| > The reason it's taken so long to produce results is optimism on the part of western politicians. No. The reason it hasn't worked is because it's a total lie. Afghanistan wasn't invaded to help it, or to stop terrorists, it was invaded for oil, handy bases near countries we need to remain "allies", etc. > [The US response to the taliban was to send] marines to provide protection for poor villages and actively hunt the taliban. Roughly, yes. And had this been done for the reasons stated, at any of the times various segments of the population and world-wide humanitarian groups had asked for it, you'd have been saviors. But that wasn't the goal or you'd have done it that way - not in freak-out mode. The "failed state" in Afghanistan is the one you're building. Unwanted, known criminals, ruling over a set of borders nobody feels attached to. |
Afghanistan is not a major oil producer. There are large estimated reserves there, but they are not tapped. (And indeed the main contract to develop fields there was signed by the Chinese.)
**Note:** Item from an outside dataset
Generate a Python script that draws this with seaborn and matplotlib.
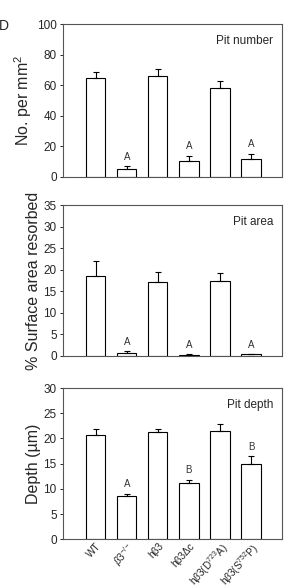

However Iraq looks exactly like you said. And indeed the initial name for the invasion plan was Operation Iraqi Liberation. But there seems to have been a power struggle between the neocons in the Bush administration (open up the taps, crash the world market, see the economy take off) and the people from the oil reserves (shut the taps off, see the price skyrocket, make oil countries happy). The latter contingent included Condoleezza Rice (Chevron named an oil tanker after her), Dick Cheney (former CEO of Haliburton), and George Bush himself who had worked in the oil industry, and been bailed out by Saudi Arabian family friends.
Unsurprisingly the oil industry won that political fight.